Note that I can reproduce the exception with this simple code:

from datetime import datetime
from requests import Session

session = Session()

print("before get:", datetime.now())
resp = session.get(
    "https://pypi.org/simple/flit-core/",
    headers={
        "Accept": "application/vnd.pypi.simple.v1+json",
        "Cache-Control": "no-cache",
    },
    timeout=120,
)
print("after get:", datetime.now())

print(resp)
print(resp.content[-400:])
print(resp.json()["versions"])

which gives

before get: 2024-01-03 10:22:01.244619
after get: 2024-01-03 10:22:01.277003
<Response [200]>
b'g/packages/4c/8f/bed80c03f71cb3a2935882f391b53d2510c359191e5e0361650fa02d1365/flit_core-3.1.0.tar.gz","yanked":false},{"core-metadata":false,"data-dist-info-metadata":false,"filename":"flit_core-3.2.0-py3-none-any.whl","hashes":{"sha256":"6f25843e908dfc3e907b6b9ee71e3d185bcb5aebab8c3431e4e34c261e5ff1b5"},"requires-python":">=3.4","size":45693,"upload-time":"2021-03-21T21:20:19.175500Z","url":"http'
Traceback (most recent call last):
  File "/home/appuser/.local/lib/python3.9/site-packages/requests/models.py", line 960, in json
    return complexjson.loads(self.content.decode(encoding), **kwargs)
  File "/usr/local/lib/python3.9/json/__init__.py", line 346, in loads
    return _default_decoder.decode(s)
  File "/usr/local/lib/python3.9/json/decoder.py", line 337, in decode
    obj, end = self.raw_decode(s, idx=_w(s, 0).end())
  File "/usr/local/lib/python3.9/json/decoder.py", line 353, in raw_decode
    obj, end = self.scan_once(s, idx)
json.decoder.JSONDecodeError: Unterminated string starting at: line 1 column 10236 (char 10235)
During handling of the above exception, another exception occurred:
Traceback (most recent call last):
  File "/builds/fluiddyn/fluidsim/tmp_bug_unearth.py", line 20, in <module>
    print(resp.json()["versions"])
  File "/home/appuser/.local/lib/python3.9/site-packages/requests/models.py", line 968, in json
    raise RequestsJSONDecodeError(e.msg, e.doc, e.pos)
requests.exceptions.JSONDecodeError: Unterminated string starting at: line 1 column 10236 (char 10235)
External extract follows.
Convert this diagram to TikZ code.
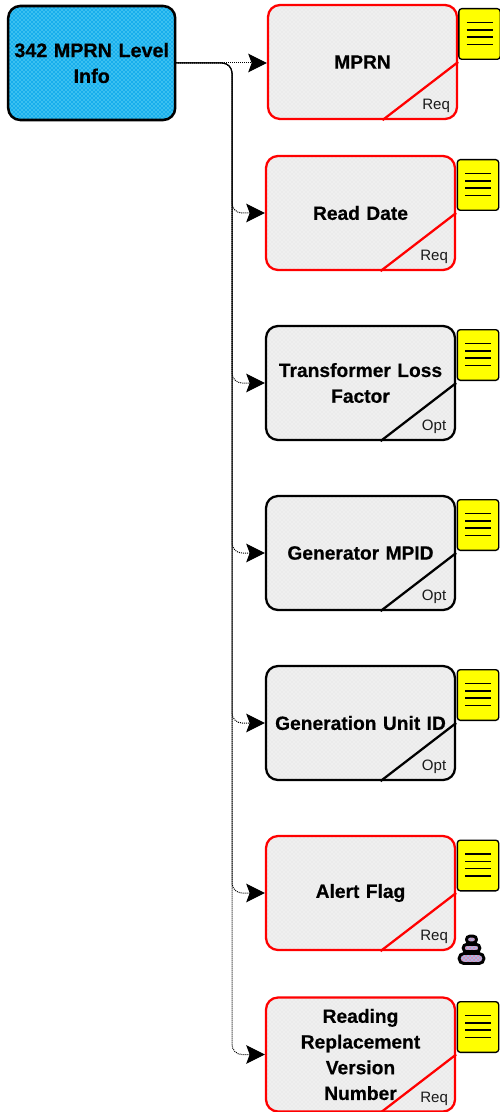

Note that everything is fine with pip in the same environment (Gitlab CI). In particular pip index versions flit-core prints the correct data.

frostming commented 10 months ago

print(resp.content[-400:])

Did this line play an important role in reproducing the issue?

paugier commented 10 months ago

Did this line play an important role in reproducing the issue?

No. This line was only to visualize what happens, i.e. the response is truncated.

frostming commented 10 months ago

No. This line was only to visualize what happens, i.e. the response is truncated.

If requests itself can reproduce this, why not asking it there? I don't think there is any behavior of requests that can be tweaked via arguments to bypass this.